This afternoon I had another core yoga session, where we went through two poses, a niyama, and some Sanskrit. It was an information-intense session; but overall, a good one.
The first pose we did was Cow-Face Pose (Gomukhasana). The pose is pretty straight-forward, and while it can be a challenging pose for some people to do, it isn’t an exceptionally difficult pose to explain or to understand. The student who led us through the pose did share some good modification ideas to help make the pose more accessible to all students, and I appreciated that additional information.
The second pose we did was Pigeon Pose (Eka Pada Rajakatasana). Pigeon is one of those poses people usually either fully love or completely hate; but honestly, I don’t have a super-strong response to this pose. It is a great hip opener, and I appreciate that when done properly it is also a very good heart opener – but I’m fine to do it, I’m fine to stay in it for several minutes at a time, and I’m fine when it isn’t included in a class. Today I did learn something new about the pose, though: Because the pose is a double-whammy hip-and-heart opener, apparently it can trigger strong emotional responses in individuals who do it. In fact, our main teacher explained that she has had more than one student weep in this pose, because a bunch of emotional “stuff” came up as the student stayed in the pose. So we certainly shouldn’t shy away from the pose (or worse, be “scared off” from it), but to be aware that a powerful reaction may occur in students who hold this pose for a bit of time. Good to know.
After we practiced the two poses for a little bit, we moved on to the next topic: the niyama of svadhyaya, or “self-examination”. The students who led this session of the class asked us each to reflect on the following question: “How have you changed between May [when our yoga study program began] and today?” We then entered one full minute of silence to pause and reflect.
What a powerful question. What came up most strongly for me was that in the past six months, I have really begun to find more of my own personal voice within yoga; and I dare say I have also gotten a lot more clear on my own personal “voice” (perspective, beliefs, ‘convictions’, whatever term[s] you want to use) in my life. I could prattle on for pages and pages on these two topics, but basically I think I can summarize most of it by saying that I’m realizing more and more that there isn’t one single “right” way to do yoga; and there isn’t one single “right” way to do life. And the beautiful freedom that exists in that truth is, well, amazing.
As a total class we had quite good conversation around svadhyaya, but one of the discussion points that really stood out for me was this one: “Think of a computer. It’s a machine, a tool with so much potential. [But] you can’t use it if you don’t get to know it. Humans are similar. We need to study ourselves. We need to know our complexities, limitations, and potentials to best navigate life.” ~The Spirit of Yoga by Cat De Rham and Michele Gill
How many people never take the time or make the effort to get to know themselves? To really, honestly, deeply get to know themselves? And how much life is missed (or lost) because of this?
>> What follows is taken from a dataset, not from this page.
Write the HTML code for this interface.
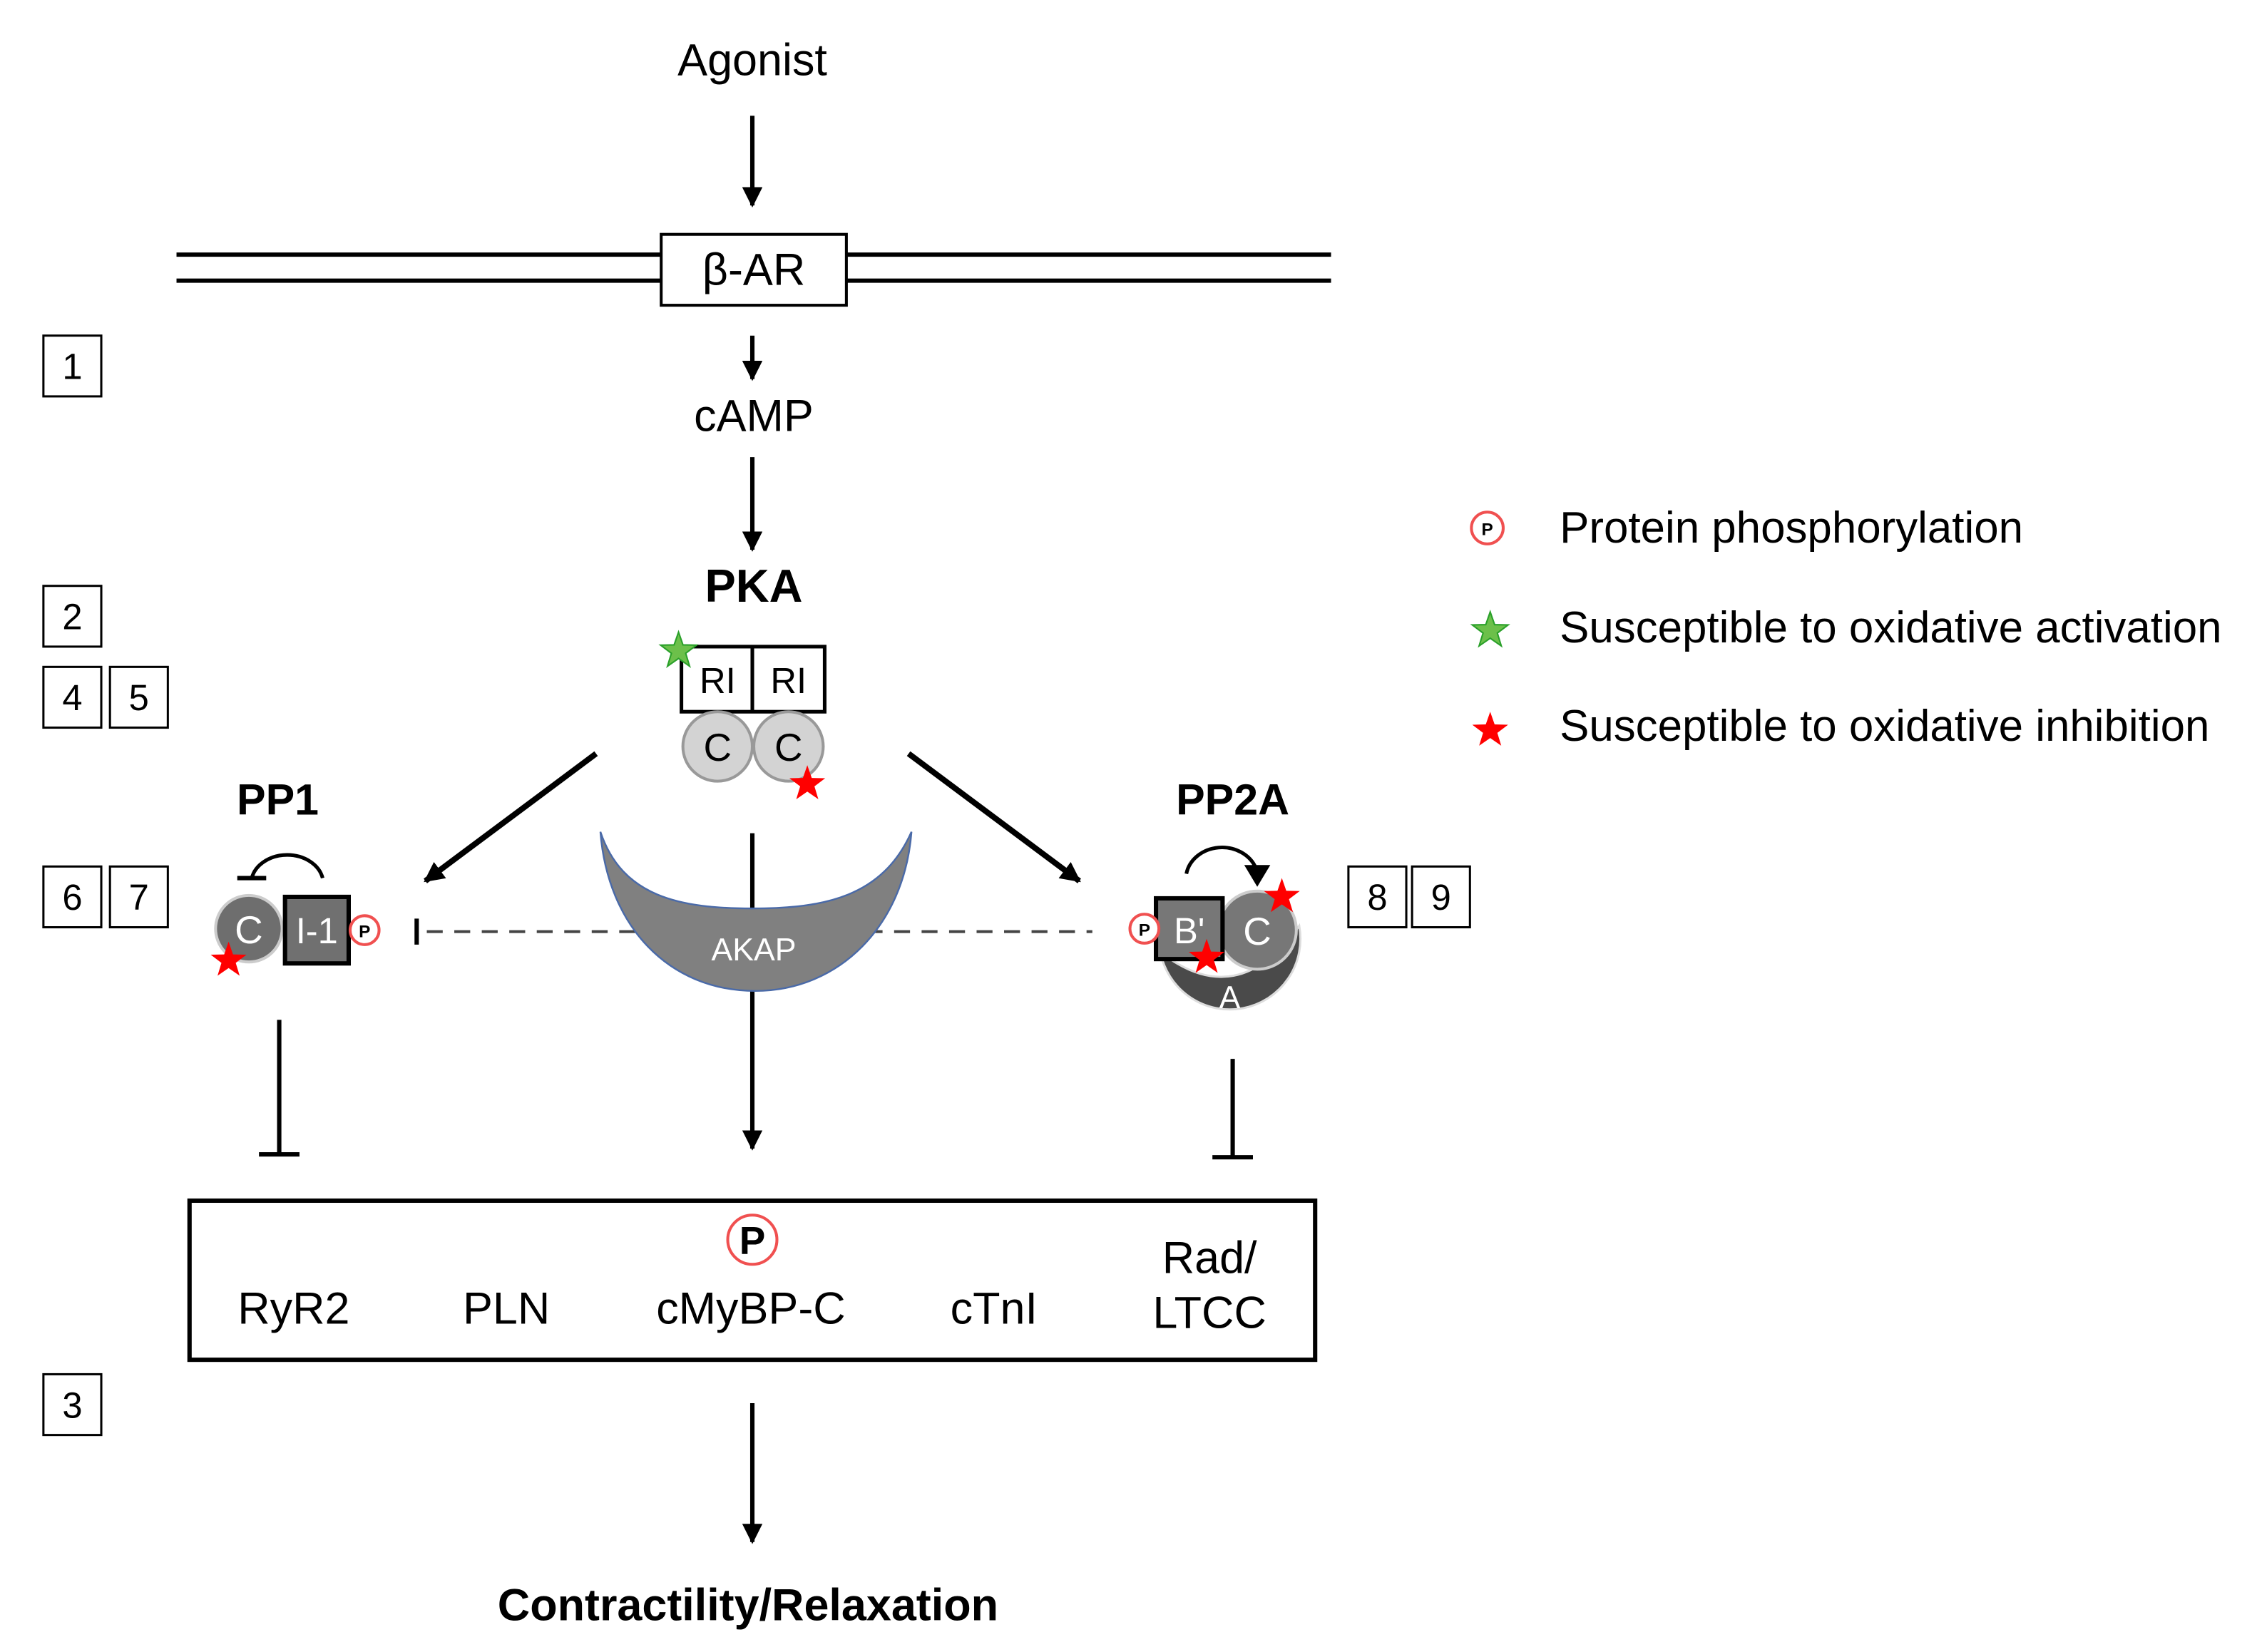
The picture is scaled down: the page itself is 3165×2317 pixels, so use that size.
<!DOCTYPE html>
<html><head><style>html,body{margin:0;padding:0;background:#fff}svg{display:block}text{font-family:"Liberation Sans",Arial,sans-serif}</style></head>
<body>
<svg width="3165" height="2317" viewBox="0 0 1560 1142" xmlns="http://www.w3.org/2000/svg">
<defs>
<marker id="ah2" viewBox="0 0 10 10" refX="9" refY="5" markerWidth="14" markerHeight="14" orient="auto" markerUnits="userSpaceOnUse"><path d="M0,0 L10,5 L0,10 Z" fill="#000"/></marker>
<polygon id="star" points="0,-1 0.235,-0.324 0.951,-0.309 0.380,0.124 0.588,0.809 0,0.4 -0.588,0.809 -0.380,0.124 -0.951,-0.309 -0.235,-0.324"/>
</defs>
<rect width="1560" height="1142" fill="#fff"/>
<g font-size="31" fill="#000" text-anchor="middle">
<text x="520" y="52">Agonist</text>
<line x1="520" y1="80" x2="520" y2="142" stroke="#000" stroke-width="3" marker-end="url(#ah2)"/>
<line x1="122" y1="176" x2="920" y2="176" stroke="#000" stroke-width="3"/>
<line x1="122" y1="194" x2="920" y2="194" stroke="#000" stroke-width="3"/>
<rect x="457" y="162" width="128" height="49" fill="#fff" stroke="#000" stroke-width="2"/>
<text x="521" y="197">β-AR</text>
<line x1="520" y1="232" x2="520" y2="262" stroke="#000" stroke-width="3" marker-end="url(#ah2)"/>
<text x="521" y="298">cAMP</text>
<line x1="520" y1="316" x2="520" y2="380" stroke="#000" stroke-width="3" marker-end="url(#ah2)"/>
<text x="521" y="416" font-weight="bold" font-size="32">PKA</text>
</g>
<g font-size="25" text-anchor="middle" fill="#000" stroke-width="1.5">
<rect x="30" y="232" width="40" height="42" fill="#fff" stroke="#000"/><text x="50" y="262">1</text>
<rect x="30" y="405" width="40" height="42" fill="#fff" stroke="#000"/><text x="50" y="435">2</text>
<rect x="30" y="461" width="40" height="42" fill="#fff" stroke="#000"/><text x="50" y="491">4</text>
<rect x="76" y="461" width="40" height="42" fill="#fff" stroke="#000"/><text x="96" y="491">5</text>
<rect x="30" y="599" width="40" height="42" fill="#fff" stroke="#000"/><text x="50" y="629">6</text>
<rect x="76" y="599" width="40" height="42" fill="#fff" stroke="#000"/><text x="96" y="629">7</text>
<rect x="932" y="599" width="40" height="42" fill="#fff" stroke="#000"/><text x="952" y="629">8</text>
<rect x="976" y="599" width="40" height="42" fill="#fff" stroke="#000"/><text x="996" y="629">9</text>
<rect x="30" y="950" width="40" height="42" fill="#fff" stroke="#000"/><text x="50" y="980">3</text>
</g>
<!-- PKA -->
<rect x="471" y="447" width="99" height="45" fill="#fff" stroke="#000" stroke-width="2.5"/>
<line x1="520" y1="447" x2="520" y2="492" stroke="#000" stroke-width="2.5"/>
<g font-size="25" text-anchor="middle"><text x="496" y="479">RI</text><text x="545" y="479">RI</text></g>
<circle cx="496" cy="516" r="24" fill="#d3d3d3" stroke="#999" stroke-width="2"/>
<circle cx="545" cy="516" r="24" fill="#d3d3d3" stroke="#999" stroke-width="2"/>
<g font-size="27" text-anchor="middle"><text x="496" y="526">C</text><text x="545" y="526">C</text></g>
<use href="#star" transform="translate(469,450) scale(13)" fill="#6cc04a" stroke="#2aa02a" stroke-width="0.08"/>
<use href="#star" transform="translate(558,542) scale(13)" fill="#f00"/>
<!-- diagonal arrows -->
<line x1="412" y1="521" x2="294" y2="609" stroke="#000" stroke-width="4" marker-end="url(#ah2)"/>
<line x1="628" y1="521" x2="746" y2="609" stroke="#000" stroke-width="4" marker-end="url(#ah2)"/>
<!-- dashed -->
<line x1="295" y1="644" x2="755" y2="644" stroke="#444" stroke-width="2" stroke-dasharray="11,8"/>
<line x1="288" y1="635" x2="288" y2="653" stroke="#000" stroke-width="3"/>
<!-- center line then AKAP on top -->
<line x1="520" y1="576" x2="520" y2="794" stroke="#000" stroke-width="3" marker-end="url(#ah2)"/>
<path d="M415,575 C430,620 470,628 520,628 C570,628 610,620 630,575 C625,640 580,685 522,685 C462,685 420,640 415,575 Z" fill="#808080" stroke="#4a6aa8" stroke-width="1.2"/>
<text x="521" y="664" font-size="22" fill="#fff" text-anchor="middle">AKAP</text>
<!-- PP1 -->
<text x="192" y="563" font-size="30" font-weight="bold" text-anchor="middle">PP1</text>
<path d="M223,607 A25,20 0 0 0 174,607" fill="none" stroke="#000" stroke-width="2.5"/>
<line x1="164" y1="607" x2="184" y2="607" stroke="#000" stroke-width="3"/>
<circle cx="172" cy="642" r="23" fill="#6e6e6e" stroke="#ccc" stroke-width="2"/>
<text x="172" y="652" font-size="27" fill="#fff" text-anchor="middle">C</text>
<rect x="197" y="620" width="44" height="46" fill="#707070" stroke="#000" stroke-width="3"/>
<text x="219" y="652" font-size="25" fill="#fff" text-anchor="middle">I-1</text>
<circle cx="252" cy="643" r="10" fill="#fff" stroke="#f05050" stroke-width="2"/>
<text x="252" y="648" font-size="12" font-weight="bold" text-anchor="middle">P</text>
<use href="#star" transform="translate(158,664) scale(13)" fill="#f00"/>
<line x1="193" y1="705" x2="193" y2="798" stroke="#000" stroke-width="3"/>
<line x1="179" y1="798" x2="207" y2="798" stroke="#000" stroke-width="3"/>
<!-- PP2A -->
<text x="852" y="563" font-size="30" font-weight="bold" text-anchor="middle">PP2A</text>
<path d="M820,604 A25,22 0 0 1 868,600" fill="none" stroke="#000" stroke-width="2.5"/>
<path d="M860,598 L878,598 L869,613 Z" fill="#000"/>
<path d="M802,658 A48,48 0 0 0 898,640 Q855,700 802,658 Z" fill="#4a4a4a" stroke="#ddd" stroke-width="1.5"/>
<circle cx="869" cy="643" r="27" fill="#777" stroke="#ccc" stroke-width="2"/>
<text x="869" y="653" font-size="27" fill="#fff" text-anchor="middle">C</text>
<rect x="799" y="621" width="46" height="42" fill="#777" stroke="#000" stroke-width="3"/>
<text x="822" y="652" font-size="25" fill="#fff" text-anchor="middle">B'</text>
<text x="850" y="697" font-size="22" fill="#fff" text-anchor="middle">A</text>
<circle cx="791" cy="642" r="10" fill="#fff" stroke="#f05050" stroke-width="2"/>
<text x="791" y="647" font-size="12" font-weight="bold" text-anchor="middle">P</text>
<use href="#star" transform="translate(886,620) scale(13)" fill="#f00"/>
<use href="#star" transform="translate(834,662) scale(13)" fill="#f00"/>
<line x1="852" y1="732" x2="852" y2="800" stroke="#000" stroke-width="3"/>
<line x1="838" y1="800" x2="866" y2="800" stroke="#000" stroke-width="3"/>
<!-- target box -->
<rect x="131" y="830" width="778" height="110" fill="#fff" stroke="#000" stroke-width="3"/>
<circle cx="520" cy="857" r="17" fill="#fff" stroke="#f05050" stroke-width="2"/>
<text x="520" y="867" font-size="27" font-weight="bold" text-anchor="middle">P</text>
<g font-size="31" text-anchor="middle">
<text x="203" y="915">RyR2</text>
<text x="350" y="915">PLN</text>
<text x="519" y="915">cMyBP-C</text>
<text x="687" y="915">cTnI</text>
<text x="836" y="880">Rad/</text>
<text x="836" y="918">LTCC</text>
</g>
<line x1="520" y1="970" x2="520" y2="1066" stroke="#000" stroke-width="3" marker-end="url(#ah2)"/>
<text x="517" y="1120" font-size="31" font-weight="bold" text-anchor="middle">Contractility/Relaxation</text>
<!-- legend -->
<circle cx="1028" cy="365" r="11" fill="#fff" stroke="#f05050" stroke-width="2"/>
<text x="1028" y="370" font-size="12" font-weight="bold" text-anchor="middle">P</text>
<use href="#star" transform="translate(1030,436) scale(13)" fill="#6cc04a" stroke="#2aa02a" stroke-width="0.08"/>
<use href="#star" transform="translate(1030,505) scale(13)" fill="#f00"/>
<g font-size="30.5">
<text x="1078" y="375">Protein phosphorylation</text>
<text x="1078" y="444">Susceptible to oxidative activation</text>
<text x="1078" y="512">Susceptible to oxidative inhibition</text>
</g>
</svg>
</body></html>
Yeah, a lot of pretty deep personal reflection was done in this brief 30 minute class section.
But soon that time ended, and it was on to the next topic: Sanskrit.
I expected this section of class to focus on learning various Sanskrit prefixes and suffixes (things like “adho” means ‘downward’ and “ardha” means ‘half’) so that we would be able to figure out key words and phrases used in yoga. Instead, the class was 99% focused on pronunciation – how to correctly orally say various Sanskrit sounds. Which is kind of important, I guess; but I would have thought meaning would come before diction. At any rate, the class was very “hands-on”: the teacher said a sound or word, and then we repeated it. And back-and-forth, back-and-forth we went, doing a lot of call-and-response/drill practice for the bulk of two hours. It was what I imagine speech therapy is like; and honestly, it was kind of exhausting. About halfway through the class session, I started to feel run-down, then overwhelmed. It was just all so different, and the nuances between one sound and another sound can be so subtle, and the letters use dashes and dots and symbols I’m just not familiar with… And I think the teacher could feel anxiety growing in me (and in many of my peers as well), because at this point in the class he made a comment: “It’s really not that hard if you just relax and let it come.” Ah, yes… When I relax and let things come to me (instead of chasing and pursuing and stalking them) usually I get better results, and I save myself from exhaustion. Excellent reminder.
And as I sit and look back on this class session, that is what a lot of today was – a reminder. A reminder of where I’ve been, a reminder of what I can do, a reminder to trust that I will be shown what I need, when I need it; a reminder that I’m in this program to learn about union, about true yoga.